Veröffentlicht: 12.10.2023. Rubrik: Aktionen
Ernten, was man sät? (Oktober-Aktion)
Man mag die Bibel wunderbar finden oder ignorieren, in falschem Zusammenhang zitieren oder extrem auslegen, aber ganz objektiv gesehen enthält sie viele Lebensweisheiten, bei denen es besser wäre, der Mensch würde sich danach richten.
Eine davon, deren letzter Teil sehr bekannt ist:
Gal 6,7 Täuscht euch nicht: Gott lässt keinen Spott mit sich treiben; was der Mensch sät, wird er ernten.
Gier nach mehr und mehr hat die Menschheit dahin gebracht, wo sie heute ist, und die Ernte im großen Maßstab gesehen ist z.B. das Aussterben diverser Arten (Insekten, Vögel, Meerestiere …), Bodenverseuchung, Luftverschmutzung usw., der Mensch gräbt sich sein eigenes Grab.
Und doch, wenn wir es im Kleinen betrachten, gibt dieser Bibelspruch doch nur die halbe Wahrheit wieder. Es fehlen das Wie, Wohin, unter welchen Umständen und wer kann sich noch einmischen.
Ich säe Getreide, Körner aus einer Charge, alle haben in etwa dieselben Eigenschaften, Gene, stammen aus derselben Sorte.
Nur, es ist nicht egal, wohin ich sie säe, wie die Bodenbeschaffenheit ist, wie ich sie gieße bzw. wie oft und stark das Wetter sie gießt, wie viel Sonne sie abbekommen und wie warm oder kalt es jeweils ist. Unterschiede in diesen Voraussetzungen erzeugen merkliche Unterschiede im Ergebnis bei der Ente. Das kann jeder Landwirt bestätigen und das kann er nicht steuern.
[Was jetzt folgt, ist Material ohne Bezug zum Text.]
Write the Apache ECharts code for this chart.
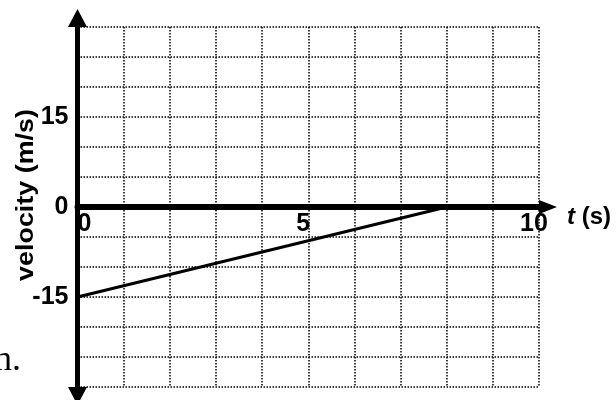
<!DOCTYPE html>
<html>
<head>
<meta charset="utf-8">
<script src="https://cdn.jsdelivr.net/npm/echarts@6/dist/echarts.min.js"></script>
<style>
    html, body { margin: 0; padding: 0; background: #fff; }
    #velocity-chart { width: 616px; height: 400px; }
</style>
</head>
<body>
<div id="velocity-chart"></div>
<script>
// chart data
var timeValues = [0, 8];
var velocityValues = [-15, 0];
var xTickLabels = [0, 5, 10];
var yTickLabels = [-15, 0, 15];
var xRange = [0, 10];
var yRange = [-30, 30];

var fontSans = '"Liberation Sans", Arial, sans-serif';
var fontSerif = '"Liberation Serif", "Times New Roman", serif';

var gridTop = 27;
var gridHeight = 360;

var chart = echarts.init(document.getElementById('velocity-chart'));

// dotted grid lines
var dottedGrid = {
    show: true,
    lineStyle: { color: '#000', width: 1.5, type: [1.5, 1.5] }
};

var option = {
    animation: false,
    backgroundColor: '#fff',

    // Setup grid
    grid: {
        left: 77.5,
        top: gridTop,
        width: 461.5,
        height: gridHeight,
        containLabel: false,
        outerBoundsMode: 'none'
    },

    // Horizontal axis (time), moved up so it runs through v = 0
    xAxis: {
        type: 'value',
        min: xRange[0],
        max: xRange[1],
        interval: 1,
        position: 'bottom',
        offset: -gridHeight * (0 - yRange[0]) / (yRange[1] - yRange[0]),
        axisLine: {
            onZero: false,
            symbol: ['none', 'triangle'],
            symbolSize: [14, 18],
            symbolOffset: [0, 9],
            lineStyle: { color: '#000', width: 6 }
        },
        axisTick: { show: false },
        axisLabel: {
            customValues: xTickLabels,
            margin: 5,
            color: '#000',
            fontFamily: fontSans,
            fontWeight: 'bold',
            fontSize: 25,
            alignMinLabel: 'left',
            padding: [0, 10, 0, 0]
        },
        splitLine: dottedGrid
    },

    // Vertical axis (velocity)
    yAxis: {
        type: 'value',
        min: yRange[0],
        max: yRange[1],
        interval: 5,
        axisLine: {
            onZero: false,
            symbol: ['triangle', 'triangle'],
            symbolSize: [19, 18],
            symbolOffset: [-9, 9],
            lineStyle: { color: '#000', width: 5 }
        },
        axisTick: { show: false },
        axisLabel: {
            customValues: yTickLabels,
            margin: 9,
            color: '#000',
            fontFamily: fontSans,
            fontWeight: 'bold',
            fontSize: 25
        },
        splitLine: dottedGrid
    },

    // Add series
    series: [{
        type: 'line',
        data: timeValues.map(function (t, i) { return [t, velocityValues[i]]; }),
        symbol: 'none',
        lineStyle: { color: '#000', width: 3 },
        z: 3
    }],

    // axis titles and the cut-off text at left
    graphic: [
        {
            type: 'text',
            x: 26,
            y: 195,
            rotation: Math.PI / 2,
            scaleX: 1.12,
            style: {
                text: 'velocity (m/s)',
                font: 'bold 24px ' + fontSans,
                fill: '#000',
                align: 'center',
                verticalAlign: 'middle'
            }
        },
        {
            type: 'text',
            x: 567,
            y: 217,
            style: {
                text: '{it|t} (s)',
                font: 'bold 24px ' + fontSans,
                fill: '#000',
                align: 'left',
                verticalAlign: 'middle',
                rich: {
                    it: { fontStyle: 'italic', fontWeight: 'bold', fontSize: 24, fontFamily: fontSans }
                }
            }
        },
        {
            type: 'text',
            x: 21,
            y: 379,
            style: {
                text: 'h.',
                font: '36px ' + fontSerif,
                fill: '#000',
                align: 'right',
                verticalAlign: 'bottom'
            }
        }
    ]
};

chart.setOption(option);
</script>
</body>
</html>
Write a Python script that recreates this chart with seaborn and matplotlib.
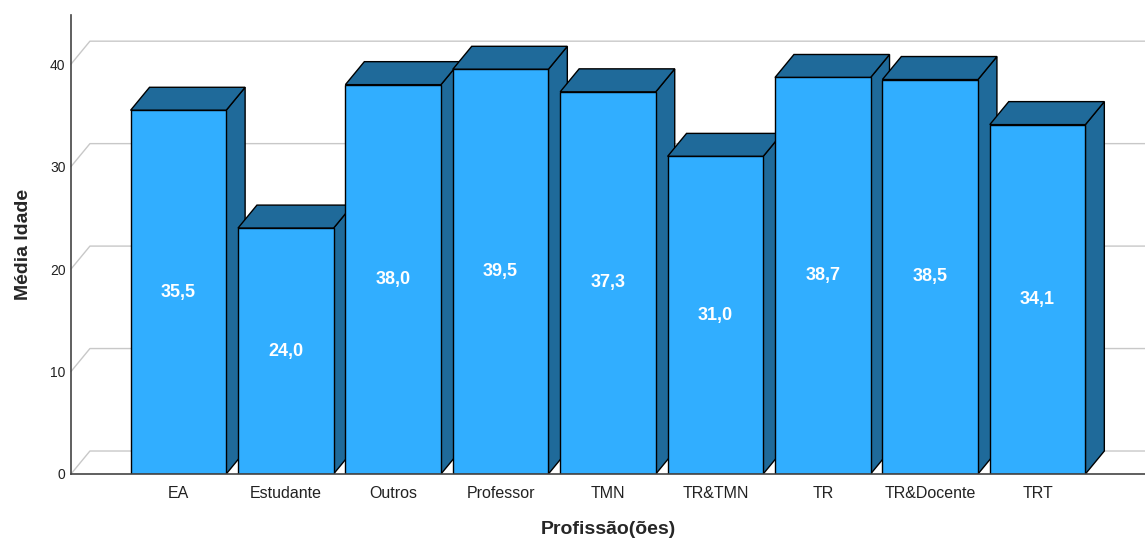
import matplotlib
matplotlib.use("Agg")
import matplotlib.pyplot as plt
import seaborn as sns
from matplotlib.patches import Polygon

sns.set_style("white")
plt.rcParams["font.family"] = ["Liberation Sans", "DejaVu Sans"]

profissoes = ["EA", "Estudante", "Outros", "Professor", "TMN",
              "TR&TMN", "TR", "TR&Docente", "TRT"]
media_idade = [35.5, 24.0, 38.0, 39.5, 37.3, 31.0, 38.7, 38.5, 34.1]
y_ticks = [0, 10, 20, 30, 40]

front = "#31AEFF"
dark = "#1F6A9A"
grid_c = "#C8C8C8"

fig = plt.figure(figsize=(11.45, 5.39), dpi=100)
ax = fig.add_axes([0.062, 0.1206, 0.938, 0.8516])

sns.barplot(x=profissoes, y=media_idade, color=front, saturation=1,
            edgecolor="black", linewidth=1, width=0.89, ax=ax)

ax.set_xlim(-1, 9)
ax.set_ylim(0, 44.8)

# depth of the fake 3d effect, in data units (about 19px right, 23px up)
dx = 19 / 107.75
dy = 23 / 10.25

# back grid lines with the little diagonal from the axis
for t in y_ticks:
    ax.plot([-1, -1 + dx, 9], [t, t + dy, t + dy], color=grid_c,
            lw=1, zorder=1, clip_on=False)

for i, p in enumerate(ax.patches):
    x0 = p.get_x()
    w = p.get_width()
    h = p.get_height()
    x1 = x0 + w
    p.set_zorder(3 + i + 0.5)
    side = Polygon([(x1, 0), (x1 + dx, dy), (x1 + dx, h + dy), (x1, h)],
                   closed=True, facecolor=dark, edgecolor="black", lw=1,
                   zorder=3 + i)
    top = Polygon([(x0, h), (x0 + dx, h + dy), (x1 + dx, h + dy), (x1, h)],
                  closed=True, facecolor=dark, edgecolor="black", lw=1,
                  zorder=3 + i)
    ax.add_patch(side)
    ax.add_patch(top)
    ax.text(x0 + w / 2, h / 2, f"{h:.1f}".replace(".", ","), color="white",
            fontsize=13, fontweight="bold", ha="center", va="center",
            zorder=20)

ax.set_yticks(y_ticks)
ax.tick_params(axis="y", length=0, pad=4, labelsize=10, labelcolor="#222222")
ax.tick_params(axis="x", length=0, pad=9, labelsize=11.5, labelcolor="#222222")

for s in ["top", "right"]:
    ax.spines[s].set_visible(False)
for s in ["left", "bottom"]:
    ax.spines[s].set_color("#444444")
    ax.spines[s].set_linewidth(1.2)
    ax.spines[s].set_zorder(30)

ax.set_ylabel("Média Idade", fontsize=14, fontweight="bold", labelpad=13)
ax.set_xlabel("Profissão(ões)", fontsize=14, fontweight="bold", labelpad=14)

fig.savefig("out.png", dpi=100)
Ähnliches kann man auch im übertragenen Sinn bemerken. Ich säe, d.h. ich erziehe meine Kinder, so gut es geht, mit denselben Prinzipien. Sie haben alle dasselbe Vorbild, sie stammen aus demselben Genpool. Aber auch hier sind Umweltbedingungen, wozu ich auch soziales Umfeld rechne, entscheidend für die gravierendsten Unterschiede bei dem, was dabei herauskommt. Die Kinder haben unterschiedliche Lehrer/Mentoren, Freundeskreise, die Interessen unterscheiden sich und führen zu verschiedenen Hobbys, Beschäftigungen, unterschiedlicher Berufswahl und all das habe ich als Elternteil nicht gesät, werde es aber ernten.
Meine Schlussfolgerung: Man erntet nicht immer, was man sät, sondern das, was Umwelt und Zufall draus machen.
Ich kann mir, wenn ich meine Saat so gut, wie ich es konnte und wusste, gepflegt habe, keine Schuld dran geben oder zur Rechenschaft dafür gezogen werden, wenn nicht das dabei herauskommt, was man erwarten könnte. Es gibt von mir unbeeinflussbare Bedingungen, die sich in größerem Maße auswirken, als der Bibelspruch vermuten lässt.
Auch wenn ich den Ausspruch z.B. auf die Beziehung zwischen zwei Menschen anwende, also eine kleinere Portion Saat ausstreue, ist er viel zu allgemein.
Angenommen, einer schreit den anderen wütend an, dann ist es doch nicht automatisch so, dass der andere zurückbrüllt. Einer sät Zorn, Wut, Ärger, negative Gefühle und klar, sehr häufig kommt das zurück (Wie man in den Wald hineinruft …). Es gibt jedoch auch die Möglichkeit, dass das Gegenüber in ruhigem Ton antwortet, sich nicht persönlich betroffen fühlt, die Sache distanzierter betrachtet als der Schreihals und damit die Gefühle insgesamt ins Positive umkehren kann.
Der gesäte Ärger kommt nicht automatisch als Ernte an.
„Was der Mensch sät, wird er ernten“ ist zwar im Großen und Ganzen gesehen eine gute Richtschnur, doch man hat nie selber alles im Griff.